Uşak vilayetinde, Ulubey ve Eşme ilçelerinin sınırları içinde Kışladağ namıya anılan bir yer vardır. Kışla, Gümüşkol, Katrancılar, Söğütlü, Karapınar köyleri arasında kalan bir alan burası. Burada toprağın bir tonunda ortalama 1.32 gr altın bulunmaktadır.

KIŞLADAĞ’DA NELER OLUYOR?

Kışladağ’da bu altını ulus ötesi bir şirket (Eldoradogold-Tüprag) çıkarmaktadır. Fakat altını açık ocakta, siyanür liçi denen yöntemle çıkardığı için, canlı yaşamın anasını ağlatmaktadır: Binlerce dönüm arazi alt üst edilmektedir. 23.000’e yakın ağaç kesilmiştir. Zaten az olan yeraltı sularımızı altın madeni çekmektedir ve bölgeyi susuzluk beklemektedir. 17 yıl boyunca 70.000 ton siyanür kullanılacaktır. Ağır metallerle karışık pasa dağları, 60 metre kalınlığında ve içinde bin bir çeşit kimyasalın olduğu bir “bomba” (liç alanında kalan), bir daha geri kazanılamayacak 140 ton altın ve 450 m derinlikte 1000 m genişlikte bir atık çukurunu bize bırakıp gideceklerdir. Havaya sürekli hidrojen siyanür salınmaktadır ve bu nedenle 28-29 Haziran 2006’da yüzlerce insan Eşme ilçesinde zehirlenmiştir. En son 2007 Temmuzunda İnay’da pek çok insan tipik siyanür zehirlenmesi olduğu anlaşılan bir olay yaşanmıştır.

Devletimiz, hükümetlerimiz fena halde küresel sermaye taraftarı ve neoliberal politika uygulayıcısı olduğu için, altın şirketlerine âşıktırlar. Bu aşk nedeniyle Valiler, kaymakamlar, muhtarlar, belediye başkanları kraldan fazla kralcıdırlar. Hükümetler “döv deyince” onlar öldürüyorlar: Her türlü yöntem kullanılarak köylüler Tüprag taraftarı yapılıyor. Yalanla, rüşvetle, tehditle muhalifler engellenmeye çalışılıyor. Ama korkmayan, satılmayan, yalanlara kanmayan, direnenler de var. İşte bunlardan biri İnay köyü. Aydın, sorgulayan, köyünden memnun, muhalif güzel insanların köyü.

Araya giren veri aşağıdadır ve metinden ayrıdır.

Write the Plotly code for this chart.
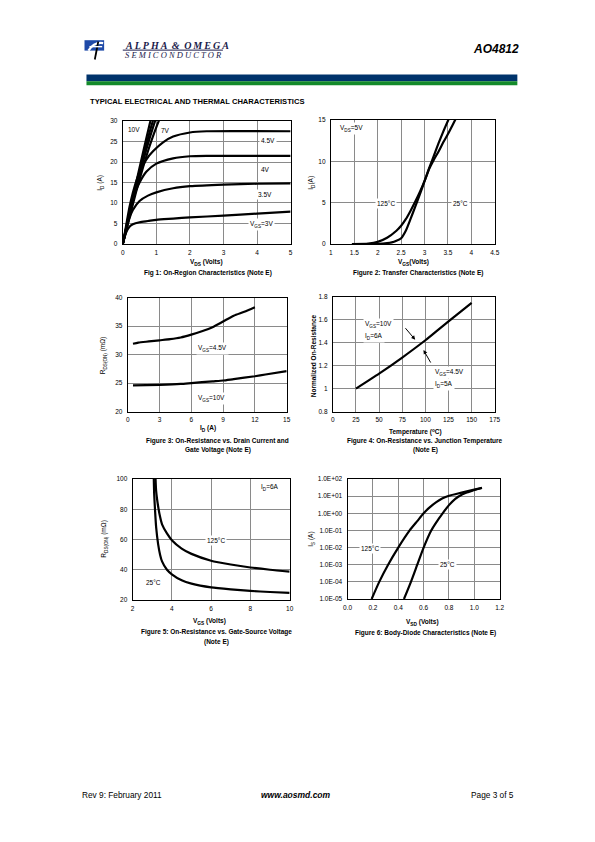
import plotly.graph_objects as go

W, H = 595, 842

# ---------------- data ----------------
# Fig 1: On-region characteristics, VDS (V) vs ID (A)
f1_vds_10v = [0, 0.2, 0.4, 0.6, 0.8, 0.88]
f1_id_10v = [0, 7.6, 15.0, 22.2, 29.2, 31.8]
f1_vds_7v = [0, 0.2, 0.4, 0.6, 0.8, 0.95]
f1_id_7v = [0, 7.2, 14.3, 21.0, 27.3, 31.5]
f1_vds_6v = [0, 0.2, 0.4, 0.6, 0.8, 1.0]
f1_id_6v = [0, 6.9, 13.6, 20.0, 25.8, 31.0]
f1_vds_5v = [0, 0.2, 0.4, 0.6, 0.8, 1.0, 1.1]
f1_id_5v = [0, 6.5, 12.8, 18.6, 23.9, 28.5, 30.6]
f1_vds_45v = [0, 0.1, 0.2, 0.3, 0.4, 0.5, 0.7, 0.9, 1.2, 1.5, 2.0, 2.5, 5.0]
f1_id_45v = [0, 4.5, 9.0, 12.5, 15.3, 17.5, 20.6, 22.6, 24.8, 26.2, 27.2, 27.5, 27.5]
f1_vds_4v = [0, 0.1, 0.2, 0.3, 0.4, 0.5, 0.7, 1.0, 1.5, 2.0, 2.5, 5.0]
f1_id_4v = [0, 4.0, 7.8, 10.8, 13.2, 15.0, 17.6, 19.6, 20.9, 21.4, 21.5, 21.5]
f1_vds_35v = [0, 0.1, 0.2, 0.3, 0.5, 0.75, 1.0, 1.5, 2.0, 3.0, 4.0, 5.0]
f1_id_35v = [0, 3.4, 6.3, 8.3, 10.5, 11.8, 12.6, 13.6, 14.1, 14.5, 14.7, 14.8]
f1_vds_3v = [0, 0.05, 0.1, 0.2, 0.3, 0.5, 0.75, 1.0, 1.5, 2.0, 3.0, 4.0, 5.0]
f1_id_3v = [0, 1.5, 2.8, 4.2, 4.8, 5.3, 5.6, 5.9, 6.2, 6.5, 6.9, 7.4, 7.9]

# Fig 2: Transfer characteristics, VGS (V) vs ID (A)
f2_vgs_125 = [1.45, 1.8, 2.0, 2.2, 2.4, 2.5, 2.6, 2.7, 2.8, 2.9, 3.0, 3.1, 3.2, 3.3, 3.4, 3.5, 3.6, 3.68]
f2_id_125 = [0, 0.05, 0.25, 0.75, 1.6, 2.2, 3.0, 4.0, 5.1, 6.3, 7.6, 9.1, 10.2, 11.2, 12.3, 13.3, 14.4, 15.3]
f2_vgs_25 = [1.45, 2.0, 2.2, 2.3, 2.4, 2.5, 2.6, 2.7, 2.8, 2.9, 3.0, 3.1, 3.2, 3.3, 3.4, 3.53]
f2_id_25 = [0, 0.02, 0.1, 0.2, 0.4, 0.7, 1.6, 3.0, 4.5, 6.0, 7.6, 9.2, 10.7, 12.2, 13.6, 15.3]

# Fig 3: RDS(ON) (mOhm) vs ID (A)
f3_id_45v = [0.5, 1, 2, 3, 4, 5, 6, 7, 8, 9, 10, 11, 12]
f3_r_45v = [31.9, 32.1, 32.3, 32.5, 32.7, 33.0, 33.5, 34.1, 34.8, 35.8, 36.8, 37.5, 38.3]
f3_id_10v = [0.5, 3, 5, 6, 8, 9, 10, 12, 13, 15]
f3_r_10v = [24.6, 24.7, 24.85, 25.0, 25.3, 25.45, 25.7, 26.2, 26.5, 27.1]

# Fig 4: Normalized on-resistance vs temperature
f4_temp = [25, 50, 75, 100, 125, 150]
f4_norm = [1.0, 1.13, 1.27, 1.42, 1.585, 1.745]

# Fig 5: RDS(ON) vs VGS
f5_vgs_125 = [3.17, 3.2, 3.3, 3.4, 3.5, 3.75, 4.0, 4.5, 5.0, 6.0, 7.0, 8.0, 9.0, 10.0]
f5_r_125 = [100, 92, 82, 75, 70, 64, 59.5, 54, 50.5, 46, 43.5, 41.5, 40, 38.8]
f5_vgs_25 = [3.08, 3.1, 3.15, 3.2, 3.3, 3.4, 3.5, 3.75, 4.0, 4.5, 5.0, 6.0, 7.0, 8.0, 9.0, 10.0]
f5_r_25 = [100, 90, 78, 68, 57, 50, 45.5, 40, 37, 33, 30.8, 28.3, 27, 26, 25.3, 24.7]

# Fig 6: Body-diode characteristics, VSD (V) vs IS (A)
f6_vsd_125 = [0.19, 0.25, 0.32, 0.40, 0.49, 0.55, 0.60, 0.65, 0.70, 0.75, 0.80, 0.90, 1.00, 1.06]
f6_is_125 = [1e-5, 1e-4, 1e-3, 1e-2, 1e-1, 0.35, 1, 2.3, 4.5, 7.5, 10.5, 16, 24, 31]
f6_vsd_25 = [0.445, 0.50, 0.55, 0.60, 0.66, 0.70, 0.75, 0.80, 0.85, 0.90, 0.95, 1.00, 1.06]
f6_is_25 = [1e-5, 1e-4, 1e-3, 1e-2, 1e-1, 0.3, 1, 3, 7, 12, 17, 23, 30]

f6_tickvals = [1e-5, 1e-4, 1e-3, 1e-2, 1e-1, 1e0, 1e1, 1e2]
f6_ticktext = ["1.0E-05", "1.0E-04", "1.0E-03", "1.0E-02", "1.0E-01", "1.0E+00", "1.0E+01", "1.0E+02"]

# ---------------- helpers ----------------
FONT = "Liberation Sans, Arial, sans-serif"
SERIF = "Liberation Serif, Times New Roman, serif"


def px(x):
    return x / W


def py(y):
    return 1 - y / H


def sub(s, size=4.6):
    return f"<span style='font-size:{size}px;baseline-shift:-1.6px'>{s}</span>"


def sup(s, size=4.6):
    return f"<span style='font-size:{size}px;baseline-shift:2.5px'>{s}</span>"


fig = go.Figure()

annotations = []
shapes = []


def txt(x, y, text, size=6.5, bold=False, italic=False, xanchor="center", angle=0,
        bg=None, color="black", family=FONT):
    t = text
    if bold:
        t = "<b>" + t + "</b>"
    if italic:
        t = "<i>" + t + "</i>"
    a = dict(x=px(x), y=py(y), xref="paper", yref="paper", text=t, showarrow=False,
             xanchor=xanchor, yanchor="middle", textangle=angle,
             font=dict(size=size, color=color, family=family))
    if bg:
        a["bgcolor"] = bg
        a["borderpad"] = 1
    annotations.append(a)


def line(xr, yr, name, x, y):
    fig.add_trace(go.Scatter(x=x, y=y, mode="lines", xaxis=xr, yaxis=yr,
                             line=dict(color="black", width=2.2, shape="spline", smoothing=0.6),
                             showlegend=False, hoverinfo="skip", name=name))


axis_common = dict(showline=True, linecolor="black", linewidth=1, mirror=True,
                   showgrid=True, gridcolor="#8a8a8a", gridwidth=1, zeroline=False,
                   ticks="", tickfont=dict(size=6.5, family=FONT, color="black"),
                   fixedrange=True)

layout_axes = {}


def add_axes(idx, xdom, ydom, xrange, xdtick, yrange, ydtick, ylog=False,
             ytickvals=None, yticktext=None):
    xname = "xaxis" if idx == 1 else f"xaxis{idx}"
    yname = "yaxis" if idx == 1 else f"yaxis{idx}"
    xa = dict(axis_common, domain=[px(xdom[0]), px(xdom[1])], range=xrange, dtick=xdtick,
              anchor=f"y{'' if idx == 1 else idx}", ticklabelstandoff=2)
    ya = dict(axis_common, domain=[py(ydom[1]), py(ydom[0])],
              anchor=f"x{'' if idx == 1 else idx}", ticklabelstandoff=3)
    if ylog:
        ya.update(type="log", range=yrange, tickvals=ytickvals, ticktext=yticktext)
    else:
        ya.update(range=yrange, dtick=ydtick)
    layout_axes[xname] = xa
    layout_axes[yname] = ya


# ---------------- Fig 1 ----------------
add_axes(1, (120, 291), (118, 242), [0, 5], 1, [0, 30], 5)
for n, (x, y) in {"10V": (f1_vds_10v, f1_id_10v), "7V": (f1_vds_7v, f1_id_7v),
                  "6V": (f1_vds_6v, f1_id_6v), "5V": (f1_vds_5v, f1_id_5v),
                  "4.5V": (f1_vds_45v, f1_id_45v), "4V": (f1_vds_4v, f1_id_4v),
                  "3.5V": (f1_vds_35v, f1_id_35v), "3V": (f1_vds_3v, f1_id_3v)}.items():
    line("x", "y", n, x, y)
txt(131, 127, "10V")
txt(164, 128, "7V", bg="white")
txt(268, 138, "4.5V", bg="white")
txt(265, 167, "4V", bg="white")
txt(265, 192, "3.5V", bg="white")
txt(261, 222, "V" + sub("GS") + "=3V", bg="white")
txt(97, 180, "I" + sub("D") + " (A)", angle=-90)
txt(205, 261, "V" + sub("DS", 4.8) + " (Volts)", bold=True)
txt(207, 271, "Fig 1: On-Region Characteristics (Note E)", bold=True)

# ---------------- Fig 2 ----------------
add_axes(2, (332, 499), (117, 242), [1, 4.5], 0.5, [0, 15], 5)
line("x2", "y2", "125C", f2_vgs_125, f2_id_125)
line("x2", "y2", "25C", f2_vgs_25, f2_id_25)
txt(353, 126, "V" + sub("DS") + "=5V", bg="white")
txt(388, 201, "125°C", bg="white")
txt(464, 201, "25°C", bg="white")
txt(312, 180, "I" + sub("D") + "(A)", angle=-90)
txt(416, 261, "V" + sub("GS", 4.8) + "(Volts)", bold=True)
txt(421, 271, "Figure 2: Transfer Characteristics (Note E)", bold=True)

# ---------------- Fig 3 ----------------
add_axes(3, (125, 287), (296, 411), [0, 15], 3, [20, 40], 5)
line("x3", "y3", "4.5V", f3_id_45v, f3_r_45v)
line("x3", "y3", "10V", f3_id_10v, f3_r_10v)
txt(211, 347, "V" + sub("GS") + "=4.5V", bg="white")
txt(210, 398, "V" + sub("GS") + "=10V", bg="white")
txt(100, 355, "R" + sub("DS(ON)") + " (mΩ)", angle=-90)
txt(207, 428, "I" + sub("D", 4.8) + " (A)", bold=True)
txt(217, 441, "Figure 3: On-Resistance vs. Drain Current and", bold=True)
txt(217, 450, "Gate Voltage (Note E)", bold=True)

# ---------------- Fig 4 ----------------
add_axes(4, (334, 499), (295, 411), [0, 175], 25, [0.8, 1.8], 0.2)
line("x4", "y4", "norm", f4_temp, f4_norm)
txt(365, 323, "V" + sub("GS") + "=10V", xanchor="left", bg="white")
txt(365, 335, "I" + sub("D") + "=6A", xanchor="left", bg="white")
txt(436, 372, "V" + sub("GS") + "=4.5V", xanchor="left", bg="white")
txt(436, 384, "I" + sub("D") + "=5A", xanchor="left", bg="white")
annotations.append(dict(x=89, y=1.425, xref="x4", yref="y4", ax=-11, ay=-13,
                        showarrow=True, arrowhead=2, arrowsize=0.8, arrowwidth=1,
                        arrowcolor="black", text=""))
annotations.append(dict(x=98, y=1.335, xref="x4", yref="y4", ax=8, ay=14,
                        showarrow=True, arrowhead=2, arrowsize=0.8, arrowwidth=1,
                        arrowcolor="black", text=""))
txt(314, 355, "Normalized On-Resistance", bold=True, angle=-90)
txt(418, 431, "Temperature (" + sup("o") + "C)", bold=True)
txt(428, 441, "Figure 4: On-Resistance vs. Junction Temperature", bold=True)
txt(428, 450, "(Note E)", bold=True)

# ---------------- Fig 5 ----------------
add_axes(5, (130, 290), (479, 601), [2, 10], 2, [20, 100], 20)
line("x5", "y5", "125C", f5_vgs_125, f5_r_125)
line("x5", "y5", "25C", f5_vgs_25, f5_r_25)
txt(270, 488, "I" + sub("D") + "=6A")
txt(215, 541, "125°C", bg="white")
txt(151, 583, "25°C")
txt(101, 540, "R" + sub("DS(ON)") + " (mΩ)", angle=-90)
txt(208, 623, "V" + sub("GS", 4.8) + " (Volts)", bold=True)
txt(215, 633, "Figure 5: On-Resistance vs. Gate-Source Voltage", bold=True)
txt(215, 643, "(Note E)", bold=True)

# ---------------- Fig 6 ----------------
add_axes(6, (349, 504), (479, 600), [0, 1.2], 0.2, [-5, 2], None, ylog=True,
         ytickvals=f6_tickvals, yticktext=f6_ticktext)
layout_axes["xaxis6"]["tickformat"] = ".1f"
line("x6", "y6", "125C", f6_vsd_125, f6_is_125)
line("x6", "y6", "25C", f6_vsd_25, f6_is_25)
txt(372, 549, "125°C", bg="white")
txt(451, 565, "25°C", bg="white")
txt(312, 540, "I" + sub("S") + " (A)", angle=-90)
txt(425, 624, "V" + sub("SD", 4.8) + " (Volts)", bold=True)
txt(428, 634, "Figure 6: Body-Diode Characteristics (Note E)", bold=True)

# ---------------- header / footer ----------------
# logo
shapes.append(dict(type="rect", xref="paper", yref="paper", x0=px(81), x1=px(101),
                   y0=py(47), y1=py(36.5), fillcolor="#1f4aa8", line=dict(width=0), layer="above"))
shapes.append(dict(type="path", xref="paper", yref="paper",
                   path=f"M {px(85)} {py(47)} Q {px(91)} {py(38)} {px(100)} {py(39.5)}",
                   line=dict(color="white", width=2.2), layer="above"))
shapes.append(dict(type="path", xref="paper", yref="paper",
                   path=f"M {px(95)} {py(38)} L {px(91.5)} {py(56)}",
                   line=dict(color="black", width=1.8), layer="above"))
shapes.append(dict(type="path", xref="paper", yref="paper",
                   path=f"M {px(86)} {py(43)} L {px(99)} {py(43)}",
                   line=dict(color="white", width=1.4), layer="above"))
txt(120, 41.5, "A\u2009L\u2009P\u2009H\u2009A\u2009 &amp; \u2009O\u2009M\u2009E\u2009G\u2009A", size=10,
    bold=True, italic=True, xanchor="left", color="#1a1a4a", family=SERIF)
shapes.append(dict(type="line", xref="paper", yref="paper", x0=px(120), x1=px(222),
                   y0=py(46.5), y1=py(46.5), line=dict(color="#1a1a4a", width=1)))
txt(120, 51.5, "S E M I C O N D U C T O R", size=8.5, italic=True, xanchor="left",
    color="#1a1a4a", family=SERIF)
txt(526, 45, "AO4812", size=12, bold=True, italic=True, xanchor="right")

# bands
shapes.append(dict(type="rect", xref="paper", yref="paper", x0=px(83), x1=px(522),
                   y0=py(78), y1=py(71), fillcolor="#00336b", line=dict(width=0)))
shapes.append(dict(type="rect", xref="paper", yref="paper", x0=px(83), x1=px(522),
                   y0=py(82), y1=py(78), fillcolor="#138a2a", line=dict(width=0)))

txt(85, 98, "TYPICAL ELECTRICAL AND THERMAL CHARACTERISTICS", size=7.6, bold=True,
    xanchor="left")

txt(76, 798, "Rev 9: February 2011", size=8.3, xanchor="left")
txt(296, 798, "www.aosmd.com", size=8.5, bold=True, italic=True)
txt(521, 798, "Page 3 of 5", size=8.3, xanchor="right")

fig.update_layout(width=W, height=H, margin=dict(l=0, r=0, t=0, b=0),
                  paper_bgcolor="white", plot_bgcolor="white",
                  showlegend=False, annotations=annotations, shapes=shapes,
                  font=dict(family=FONT, color="black"), **layout_axes)

fig.write_html("out.html", config={"displayModeBar": False},
               post_script="document.body.style.margin='0';document.body.style.overflow='hidden';")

DÜŞMAN YANIMIZA GELENE DEK KIPIRDAMADIK

Bergama köylüleri yıllarca yaşamlarına, topraklarına, ürünlerine vb sahip çıkarken Kışladağ Altın Madeni civarındaki köylüler, Eşmeliler, Ulubeyliler; “Aptallığa benzer bir suskunluk” içindeydi. İnay köylüleri, “aptallığa oldukça benzeyen bir sessizlik içindeki” hallerinden sıyrılarak bağırmaya ve gürültü yapmaya başladı. “Madeni bir kazanç kapısı gibi algılayan” Eşmeliler’den uyutulduklarını söyleyip eylemlere destek verenler oldu. Etkinlikler başta İnay Köyü’nde olmak üzere çevrede yayılmaya başladı. İkinci bir Bergama köylü hareketi doğdu. Ancak desteğe ve hukuken kazanmaya çok ihtiyaçları vardı.
İnay Köylüleri, köyün tüm insanlarının katılımıyla ”insanın, toprağın, suyun, böceğin, çiçeğin… vicdan hareketini” oluşturdular. Paneller, açık hava toplantıları, basın açıklamaları, dayanışma etkinlikleriyle seslerini tüm Türkiye’ye duyurdular. Simgeleri ellerindeki çanlar ve giydikleri kefenlerdir. Uluslararası güce sahip ve yanında bizim devlet de olan bir “düşman”a karşı onur savaşı veriyorlar. 20 civarında dava açtılar. Bir Umut köy İnay! Çoğaltmak gerekiyor böyle köyleri. Küresel sermayeye karşı taban örgütlenmeleri olarak da yaygınlaştırmak gerekiyor.

NEDEN İNAY KÖYÜ? VE NEDEN TURUNCU ÇEVRE DERNEĞİ?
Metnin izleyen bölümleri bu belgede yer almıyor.